Logitech’s Prakash Arunkundrum, Head of Global Operations and Sustainability, recently participated in New York Climate Week to discuss the company’s long-term vision of sustainability, current initiatives, as well as goals now and into the future for both Logitech and the technology industry as a whole.
In a session with the UNDP (United Nations Development Programme), sitting alongside Ulrika Modéer (Assistant Secretary General & Director of Bureau of External Relations and Advocacy at the UNDP), Arunkundrum illustrated not only Logitech’s technology, but how it’s operating with sustainability in mind, as well as setting absolute carbon reduction goals.
The technology impact
Unlike products that don’t use energy, where the majority or even 100% of the emissions generated are emitted during production, technology products face a unique challenge in that they generate emissions simply by being plugged in.
“One of the biggest things in technology is that you use a lot of energy when you use them during your daily use. The best way to impact this is to have a grid that itself is clean… 27% of our emissions globally are from consumer use-phase, which is when you’re plugged in and using your mice, keyboard or other devices. While we are making our sensors more efficient… but really driving [sustainability] is about making the grid clean.”
Arunkundrum shared that this is both a private sector and public problem, as companies like Logitech can only do so much internally to mitigate its emissions. It’s up to governments to “pave the way”, creating policies that will help achieve greener businesses overall.
As Arunkundrum pointed out, the latest Inflation Reduction Act signed by President Biden has, and will continue to have, a strong positive impact on clean energy, particularly with the U.S. being the biggest market.
The Carbon Clarity Initiative
One of the foremost talking points Arunkundrum shared was Logitech’s Carbon Clarity Initiative, the company’s voluntary pledge to provide product life-cycle carbon impact labels on packaging.

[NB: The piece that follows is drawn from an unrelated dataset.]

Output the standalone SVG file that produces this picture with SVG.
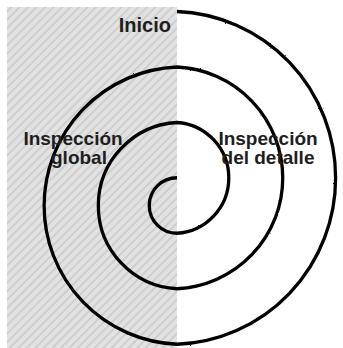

“We think Carbon is the new calorie. We want consumers to be informed on how much their devices and personal technology products affect the environment. We are holding ourselves accountable to make sure that is addressed across future generations of products.”
One of the key sustainability initiatives at Logitech is to not only be Net Zero, but to be Climate Positive by 2030, taking out more carbon than we create, and to do that across its entire supply chain.
This “carbon calorie” approach is unique in this industry, but Logitech is working with peers and competitors to help them do the same and ensure everyone is able to “compute” the lifestyle carbon value.
It’s important that consumers remain aware of the carbon impact of the products they buy, as they deserve to make informed decisions about how these products affect the planet.
Arunkundrum pointed out that this initiative will hopefully catch on across all sectors, as we are now in a generation where planetary health and individual health should be treated as one and the same.
Accelerating Climate Action
In line with supporting clean energy bills, collaborating with others in the industry, and rethinking our own infrastructure, the ultimate key to expediting positive climate solutions ensures all our energy is clean.
“If you look at all the subsidies going into oil and gas, and diverted only a part of that to clean energy globally, you can see the emissions rate dropping down dramatically.”
But as Arunkundrum points out, this needs to be done across all nations and sectors and in line with making dramatic changes, regeneration needs to be a part of the conversation going forward as well.
Having shared the stage with both Ulrika Modéer and Chris Kemper (CEO and founder of Palmetto), Arunkundrum echoed their sentiments that a re-engineering of all our approaches to product creation, energy emissions, and accountability would be decisive in facilitating worldwide net-zero economies.